- **Work to do**
Show each line from the listing that includes the word "with".

- **Source data**
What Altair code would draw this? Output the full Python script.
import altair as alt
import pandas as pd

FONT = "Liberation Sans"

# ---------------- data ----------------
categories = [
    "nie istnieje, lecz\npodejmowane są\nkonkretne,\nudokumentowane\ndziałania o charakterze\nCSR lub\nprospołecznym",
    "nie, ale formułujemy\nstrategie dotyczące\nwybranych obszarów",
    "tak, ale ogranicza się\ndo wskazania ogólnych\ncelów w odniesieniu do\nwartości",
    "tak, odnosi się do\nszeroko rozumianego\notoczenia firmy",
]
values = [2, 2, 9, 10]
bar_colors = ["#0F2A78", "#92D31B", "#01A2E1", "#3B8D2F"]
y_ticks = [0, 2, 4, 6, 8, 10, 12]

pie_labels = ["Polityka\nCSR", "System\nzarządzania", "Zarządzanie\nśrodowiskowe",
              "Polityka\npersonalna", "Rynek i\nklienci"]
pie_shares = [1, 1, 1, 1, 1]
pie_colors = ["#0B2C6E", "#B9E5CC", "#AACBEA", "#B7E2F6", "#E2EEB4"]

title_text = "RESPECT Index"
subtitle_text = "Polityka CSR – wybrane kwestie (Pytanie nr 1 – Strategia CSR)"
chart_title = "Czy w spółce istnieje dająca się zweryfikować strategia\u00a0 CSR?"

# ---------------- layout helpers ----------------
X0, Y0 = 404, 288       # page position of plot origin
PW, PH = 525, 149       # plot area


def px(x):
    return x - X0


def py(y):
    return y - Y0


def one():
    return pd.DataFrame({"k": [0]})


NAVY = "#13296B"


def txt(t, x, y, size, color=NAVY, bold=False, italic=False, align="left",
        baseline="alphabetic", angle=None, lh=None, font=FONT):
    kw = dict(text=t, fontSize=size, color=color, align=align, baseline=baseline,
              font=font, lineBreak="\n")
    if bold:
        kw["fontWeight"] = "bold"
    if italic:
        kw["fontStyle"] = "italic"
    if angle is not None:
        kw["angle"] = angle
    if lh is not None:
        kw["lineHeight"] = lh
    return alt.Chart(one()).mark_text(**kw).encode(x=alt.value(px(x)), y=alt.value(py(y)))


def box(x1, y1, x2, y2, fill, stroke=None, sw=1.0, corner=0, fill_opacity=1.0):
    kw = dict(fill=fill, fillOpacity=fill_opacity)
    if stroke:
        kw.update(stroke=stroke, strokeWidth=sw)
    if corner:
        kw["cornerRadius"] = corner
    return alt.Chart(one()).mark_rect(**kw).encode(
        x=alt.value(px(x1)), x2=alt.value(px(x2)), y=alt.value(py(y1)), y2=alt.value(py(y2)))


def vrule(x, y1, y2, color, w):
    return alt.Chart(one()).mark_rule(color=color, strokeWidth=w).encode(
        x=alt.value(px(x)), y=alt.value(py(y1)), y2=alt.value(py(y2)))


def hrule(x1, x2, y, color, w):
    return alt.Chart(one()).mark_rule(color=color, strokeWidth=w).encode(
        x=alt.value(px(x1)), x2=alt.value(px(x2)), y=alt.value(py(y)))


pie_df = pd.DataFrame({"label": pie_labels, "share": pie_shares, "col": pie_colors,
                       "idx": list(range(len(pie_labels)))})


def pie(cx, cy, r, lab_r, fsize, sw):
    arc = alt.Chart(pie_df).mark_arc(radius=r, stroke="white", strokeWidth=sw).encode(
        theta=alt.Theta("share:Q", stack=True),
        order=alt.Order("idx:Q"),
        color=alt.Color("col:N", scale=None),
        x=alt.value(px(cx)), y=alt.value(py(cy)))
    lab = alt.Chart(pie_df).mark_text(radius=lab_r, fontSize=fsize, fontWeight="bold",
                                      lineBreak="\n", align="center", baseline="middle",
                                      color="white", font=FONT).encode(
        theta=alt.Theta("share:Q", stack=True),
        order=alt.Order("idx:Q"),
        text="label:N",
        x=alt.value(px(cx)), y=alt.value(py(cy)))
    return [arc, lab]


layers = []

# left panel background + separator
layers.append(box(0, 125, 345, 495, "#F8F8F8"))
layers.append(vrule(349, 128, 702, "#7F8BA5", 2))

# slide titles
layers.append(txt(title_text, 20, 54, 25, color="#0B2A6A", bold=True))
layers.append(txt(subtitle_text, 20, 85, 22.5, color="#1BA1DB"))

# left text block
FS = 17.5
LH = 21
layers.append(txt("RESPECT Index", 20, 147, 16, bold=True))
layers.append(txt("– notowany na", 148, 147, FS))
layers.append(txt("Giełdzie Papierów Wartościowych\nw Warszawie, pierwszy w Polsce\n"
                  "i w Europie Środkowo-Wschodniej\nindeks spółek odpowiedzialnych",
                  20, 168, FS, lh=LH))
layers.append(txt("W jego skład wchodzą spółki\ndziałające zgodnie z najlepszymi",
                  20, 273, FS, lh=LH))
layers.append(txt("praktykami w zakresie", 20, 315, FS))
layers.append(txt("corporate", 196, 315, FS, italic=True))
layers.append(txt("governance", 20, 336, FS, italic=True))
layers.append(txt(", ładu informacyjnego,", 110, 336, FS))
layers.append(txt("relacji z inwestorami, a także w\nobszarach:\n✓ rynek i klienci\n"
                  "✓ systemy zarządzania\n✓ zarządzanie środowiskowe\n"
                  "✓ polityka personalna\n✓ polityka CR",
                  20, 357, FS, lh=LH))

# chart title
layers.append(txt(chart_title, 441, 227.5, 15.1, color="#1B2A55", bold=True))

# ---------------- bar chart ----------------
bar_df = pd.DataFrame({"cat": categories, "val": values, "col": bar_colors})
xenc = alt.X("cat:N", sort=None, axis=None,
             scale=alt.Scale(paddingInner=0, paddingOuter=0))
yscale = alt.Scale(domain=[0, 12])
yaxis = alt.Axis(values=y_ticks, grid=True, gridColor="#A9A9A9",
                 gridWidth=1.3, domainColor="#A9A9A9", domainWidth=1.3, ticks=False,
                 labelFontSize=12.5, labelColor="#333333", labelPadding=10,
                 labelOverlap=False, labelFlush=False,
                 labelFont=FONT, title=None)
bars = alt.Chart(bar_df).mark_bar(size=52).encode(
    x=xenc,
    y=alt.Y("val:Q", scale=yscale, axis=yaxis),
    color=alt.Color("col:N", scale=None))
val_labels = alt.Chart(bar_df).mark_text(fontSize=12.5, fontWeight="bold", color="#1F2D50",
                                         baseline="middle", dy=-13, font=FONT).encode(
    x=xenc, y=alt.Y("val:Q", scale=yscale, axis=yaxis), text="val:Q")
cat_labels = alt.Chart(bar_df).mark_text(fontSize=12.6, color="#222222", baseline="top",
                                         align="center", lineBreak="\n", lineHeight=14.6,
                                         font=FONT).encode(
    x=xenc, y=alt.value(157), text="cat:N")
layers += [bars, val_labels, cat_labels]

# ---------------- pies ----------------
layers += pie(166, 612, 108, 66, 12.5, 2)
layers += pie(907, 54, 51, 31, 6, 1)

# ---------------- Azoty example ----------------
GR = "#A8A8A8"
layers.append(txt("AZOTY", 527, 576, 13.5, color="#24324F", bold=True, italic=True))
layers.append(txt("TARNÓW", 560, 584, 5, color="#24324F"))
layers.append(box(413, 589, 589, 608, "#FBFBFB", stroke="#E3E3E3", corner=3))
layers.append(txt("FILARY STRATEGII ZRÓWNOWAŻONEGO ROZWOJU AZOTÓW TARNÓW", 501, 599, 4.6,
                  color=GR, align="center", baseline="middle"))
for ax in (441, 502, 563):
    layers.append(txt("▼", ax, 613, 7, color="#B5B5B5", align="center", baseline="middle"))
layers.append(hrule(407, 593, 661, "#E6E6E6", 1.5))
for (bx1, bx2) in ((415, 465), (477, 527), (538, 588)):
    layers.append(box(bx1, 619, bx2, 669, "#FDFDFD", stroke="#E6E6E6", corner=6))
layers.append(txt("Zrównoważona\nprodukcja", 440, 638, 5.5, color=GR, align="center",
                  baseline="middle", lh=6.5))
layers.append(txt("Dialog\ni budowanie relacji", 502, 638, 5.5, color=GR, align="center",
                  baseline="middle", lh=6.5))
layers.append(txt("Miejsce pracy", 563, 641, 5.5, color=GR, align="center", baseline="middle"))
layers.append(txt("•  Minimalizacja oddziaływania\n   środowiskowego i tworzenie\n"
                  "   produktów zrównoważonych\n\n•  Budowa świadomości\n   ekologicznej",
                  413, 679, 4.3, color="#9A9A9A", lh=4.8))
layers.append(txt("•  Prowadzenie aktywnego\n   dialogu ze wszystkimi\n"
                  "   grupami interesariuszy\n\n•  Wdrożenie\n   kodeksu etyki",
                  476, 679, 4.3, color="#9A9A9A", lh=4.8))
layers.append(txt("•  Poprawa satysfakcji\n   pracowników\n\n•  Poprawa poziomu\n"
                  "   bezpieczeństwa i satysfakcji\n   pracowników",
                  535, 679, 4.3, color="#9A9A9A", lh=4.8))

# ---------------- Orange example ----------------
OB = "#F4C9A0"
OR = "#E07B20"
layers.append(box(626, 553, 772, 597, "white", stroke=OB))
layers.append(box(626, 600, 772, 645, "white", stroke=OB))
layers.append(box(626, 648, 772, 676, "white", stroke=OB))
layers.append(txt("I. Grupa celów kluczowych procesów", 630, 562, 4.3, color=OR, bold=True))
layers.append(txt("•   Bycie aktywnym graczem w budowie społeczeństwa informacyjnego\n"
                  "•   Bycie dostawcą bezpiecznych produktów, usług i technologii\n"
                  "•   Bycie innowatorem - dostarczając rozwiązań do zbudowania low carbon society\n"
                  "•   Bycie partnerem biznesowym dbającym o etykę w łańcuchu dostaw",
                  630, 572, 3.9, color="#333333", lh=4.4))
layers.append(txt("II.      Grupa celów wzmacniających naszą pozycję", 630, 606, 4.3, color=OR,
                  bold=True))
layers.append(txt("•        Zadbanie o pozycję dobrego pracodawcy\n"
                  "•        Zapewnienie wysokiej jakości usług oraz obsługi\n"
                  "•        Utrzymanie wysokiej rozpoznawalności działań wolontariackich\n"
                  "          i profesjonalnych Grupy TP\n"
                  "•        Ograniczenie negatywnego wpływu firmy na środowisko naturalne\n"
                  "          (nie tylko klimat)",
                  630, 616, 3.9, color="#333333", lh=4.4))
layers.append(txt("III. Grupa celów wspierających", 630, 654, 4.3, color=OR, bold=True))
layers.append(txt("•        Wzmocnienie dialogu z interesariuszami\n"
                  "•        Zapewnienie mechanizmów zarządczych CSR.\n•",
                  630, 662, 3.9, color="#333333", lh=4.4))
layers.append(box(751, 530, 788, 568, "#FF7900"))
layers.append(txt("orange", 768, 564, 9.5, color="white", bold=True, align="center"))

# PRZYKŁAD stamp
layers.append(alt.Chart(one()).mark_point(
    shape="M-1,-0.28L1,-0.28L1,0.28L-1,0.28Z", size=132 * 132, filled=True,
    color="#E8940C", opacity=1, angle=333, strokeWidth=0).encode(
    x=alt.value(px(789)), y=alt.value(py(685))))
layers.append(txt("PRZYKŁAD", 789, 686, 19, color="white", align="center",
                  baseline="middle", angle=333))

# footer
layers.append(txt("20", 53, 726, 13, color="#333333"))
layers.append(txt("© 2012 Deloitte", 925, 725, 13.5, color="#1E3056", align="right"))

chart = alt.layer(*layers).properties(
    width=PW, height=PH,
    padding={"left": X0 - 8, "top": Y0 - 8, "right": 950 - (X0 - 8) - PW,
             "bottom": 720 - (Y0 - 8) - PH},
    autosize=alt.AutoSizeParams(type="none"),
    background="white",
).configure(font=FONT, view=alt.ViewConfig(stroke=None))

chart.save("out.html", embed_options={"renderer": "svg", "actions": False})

--

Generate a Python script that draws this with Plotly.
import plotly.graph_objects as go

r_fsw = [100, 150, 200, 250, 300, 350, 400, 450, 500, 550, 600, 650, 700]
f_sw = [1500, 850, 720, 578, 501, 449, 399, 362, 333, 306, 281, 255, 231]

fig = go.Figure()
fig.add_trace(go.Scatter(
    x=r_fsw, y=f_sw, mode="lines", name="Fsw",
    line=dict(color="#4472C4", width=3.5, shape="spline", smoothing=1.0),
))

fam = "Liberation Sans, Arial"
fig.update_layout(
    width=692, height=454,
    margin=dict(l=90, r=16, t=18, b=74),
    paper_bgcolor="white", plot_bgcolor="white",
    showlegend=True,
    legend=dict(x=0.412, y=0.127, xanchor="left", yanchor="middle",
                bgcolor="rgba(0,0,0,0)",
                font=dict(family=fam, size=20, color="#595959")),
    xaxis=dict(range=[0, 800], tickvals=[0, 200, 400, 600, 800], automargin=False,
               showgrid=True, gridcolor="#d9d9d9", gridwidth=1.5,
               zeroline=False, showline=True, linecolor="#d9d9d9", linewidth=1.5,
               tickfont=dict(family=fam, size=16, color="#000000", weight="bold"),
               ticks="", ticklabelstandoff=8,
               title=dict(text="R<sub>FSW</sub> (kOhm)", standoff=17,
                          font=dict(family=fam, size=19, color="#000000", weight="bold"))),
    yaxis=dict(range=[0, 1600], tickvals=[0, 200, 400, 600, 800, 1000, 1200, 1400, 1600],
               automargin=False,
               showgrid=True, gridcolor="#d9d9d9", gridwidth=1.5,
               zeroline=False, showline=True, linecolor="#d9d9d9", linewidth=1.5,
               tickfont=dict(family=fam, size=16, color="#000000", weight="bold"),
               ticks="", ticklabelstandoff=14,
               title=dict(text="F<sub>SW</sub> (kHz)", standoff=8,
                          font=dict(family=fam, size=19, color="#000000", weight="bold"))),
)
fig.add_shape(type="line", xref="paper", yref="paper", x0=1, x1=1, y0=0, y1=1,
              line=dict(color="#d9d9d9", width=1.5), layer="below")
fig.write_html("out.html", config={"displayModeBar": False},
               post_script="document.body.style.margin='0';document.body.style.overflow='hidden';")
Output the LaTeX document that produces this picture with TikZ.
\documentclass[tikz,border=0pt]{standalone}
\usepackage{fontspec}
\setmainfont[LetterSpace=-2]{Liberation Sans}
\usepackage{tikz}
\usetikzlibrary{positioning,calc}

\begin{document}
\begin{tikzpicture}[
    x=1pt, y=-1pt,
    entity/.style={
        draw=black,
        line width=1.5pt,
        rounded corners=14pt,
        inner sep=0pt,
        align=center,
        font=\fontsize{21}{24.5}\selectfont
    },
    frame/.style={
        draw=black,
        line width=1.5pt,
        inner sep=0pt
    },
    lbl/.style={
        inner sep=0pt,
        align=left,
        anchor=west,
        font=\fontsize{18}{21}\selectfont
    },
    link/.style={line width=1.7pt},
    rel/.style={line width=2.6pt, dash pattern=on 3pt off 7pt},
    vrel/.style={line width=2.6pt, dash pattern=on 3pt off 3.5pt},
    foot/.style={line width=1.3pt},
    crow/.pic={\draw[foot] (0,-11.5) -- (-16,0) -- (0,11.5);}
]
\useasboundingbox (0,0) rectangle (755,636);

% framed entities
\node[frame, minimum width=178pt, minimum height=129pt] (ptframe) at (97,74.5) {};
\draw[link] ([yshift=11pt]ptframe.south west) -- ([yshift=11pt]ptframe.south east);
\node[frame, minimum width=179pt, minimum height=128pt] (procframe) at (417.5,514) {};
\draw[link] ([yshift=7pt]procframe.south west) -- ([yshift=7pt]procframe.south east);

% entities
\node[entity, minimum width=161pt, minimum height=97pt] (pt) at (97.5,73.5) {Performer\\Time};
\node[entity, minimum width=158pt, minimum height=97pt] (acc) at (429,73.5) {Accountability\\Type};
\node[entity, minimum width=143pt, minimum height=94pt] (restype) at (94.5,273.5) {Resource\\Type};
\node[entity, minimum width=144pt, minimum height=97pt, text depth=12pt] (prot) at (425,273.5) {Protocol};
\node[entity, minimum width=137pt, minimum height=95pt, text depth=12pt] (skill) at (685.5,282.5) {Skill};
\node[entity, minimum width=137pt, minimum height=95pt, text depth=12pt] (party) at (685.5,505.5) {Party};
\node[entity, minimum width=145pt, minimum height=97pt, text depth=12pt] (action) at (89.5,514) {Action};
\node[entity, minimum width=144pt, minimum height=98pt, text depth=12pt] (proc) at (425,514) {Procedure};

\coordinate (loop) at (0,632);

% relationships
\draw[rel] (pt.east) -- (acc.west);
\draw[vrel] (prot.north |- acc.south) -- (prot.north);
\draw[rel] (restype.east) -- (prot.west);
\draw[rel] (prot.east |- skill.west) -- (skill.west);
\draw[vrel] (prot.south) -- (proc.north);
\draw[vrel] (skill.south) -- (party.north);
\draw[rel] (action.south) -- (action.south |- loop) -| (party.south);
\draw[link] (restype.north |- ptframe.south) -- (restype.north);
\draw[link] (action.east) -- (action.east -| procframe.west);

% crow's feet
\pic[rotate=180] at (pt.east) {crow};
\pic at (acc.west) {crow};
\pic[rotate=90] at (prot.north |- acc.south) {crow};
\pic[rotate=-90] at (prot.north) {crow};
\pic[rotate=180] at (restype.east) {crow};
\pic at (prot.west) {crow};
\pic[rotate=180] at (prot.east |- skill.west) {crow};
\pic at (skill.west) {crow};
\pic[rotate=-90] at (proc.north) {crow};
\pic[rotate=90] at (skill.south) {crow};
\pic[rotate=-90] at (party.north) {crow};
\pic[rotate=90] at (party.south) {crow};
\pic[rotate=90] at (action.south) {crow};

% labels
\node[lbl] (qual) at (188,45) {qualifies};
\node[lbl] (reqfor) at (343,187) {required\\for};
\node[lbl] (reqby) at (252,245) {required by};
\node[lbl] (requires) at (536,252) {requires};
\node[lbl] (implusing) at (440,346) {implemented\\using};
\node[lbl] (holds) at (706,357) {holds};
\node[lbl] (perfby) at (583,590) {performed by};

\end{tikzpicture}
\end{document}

---

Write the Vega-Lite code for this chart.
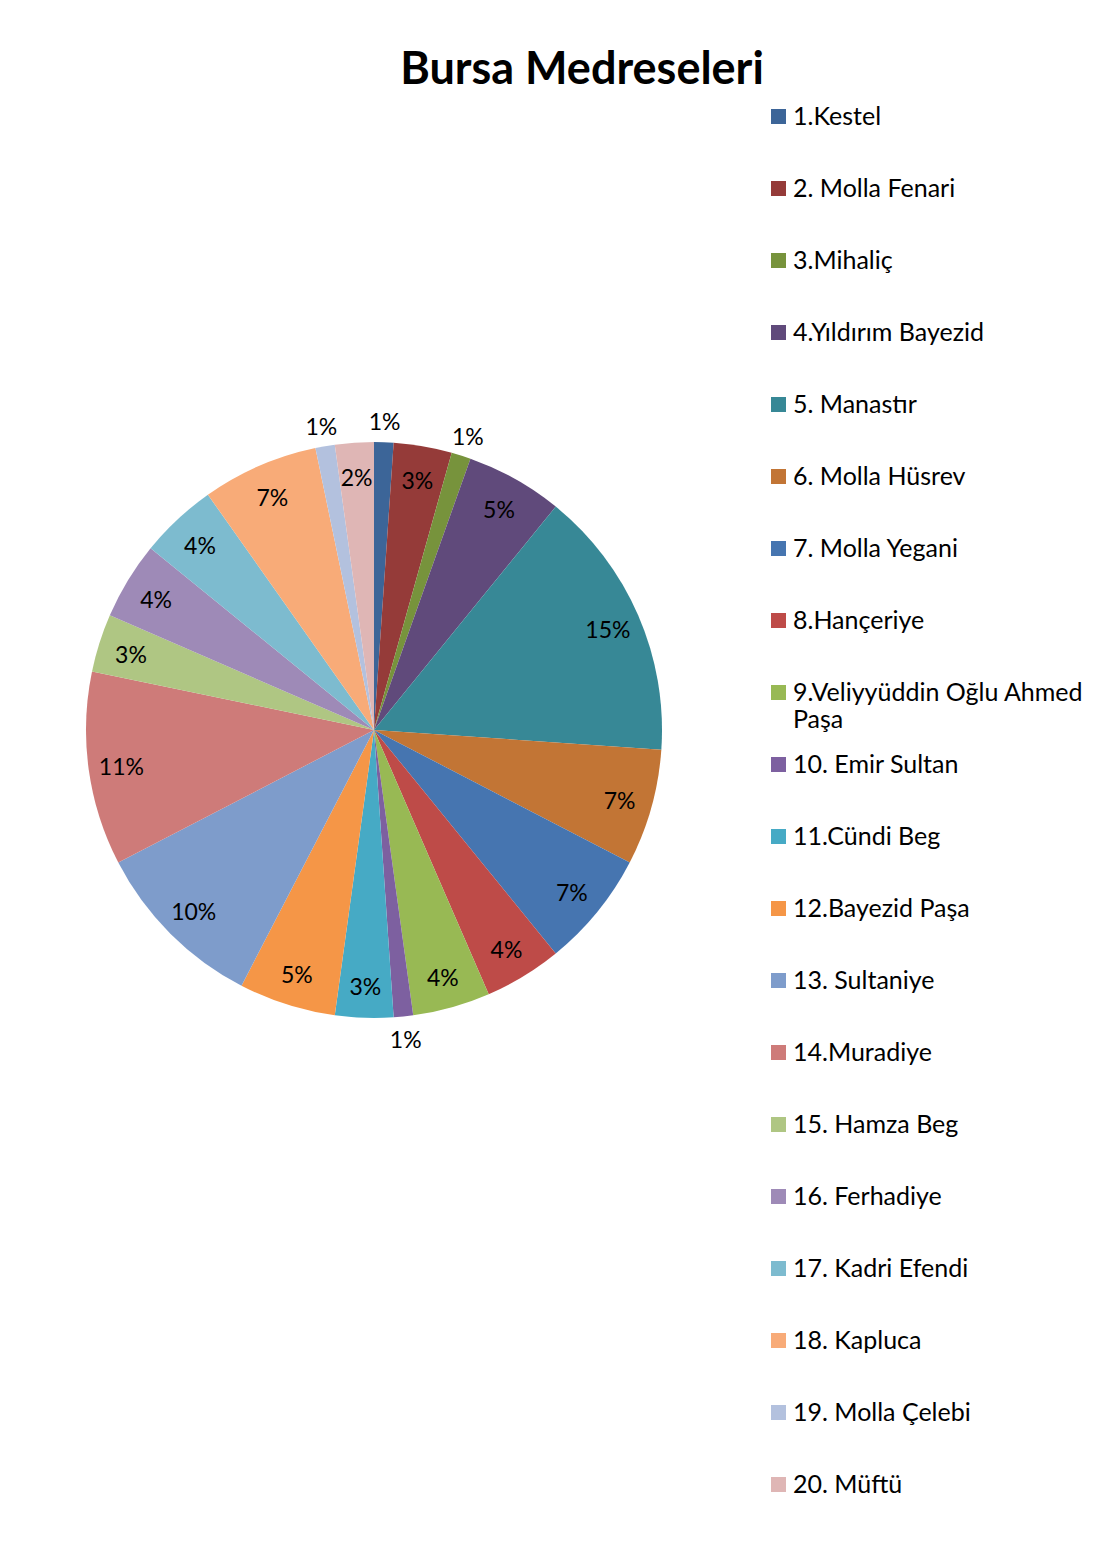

- **Correct answer**
Generate a Python script that draws this with Plotly.
Output the LaTeX document that produces this picture with TikZ.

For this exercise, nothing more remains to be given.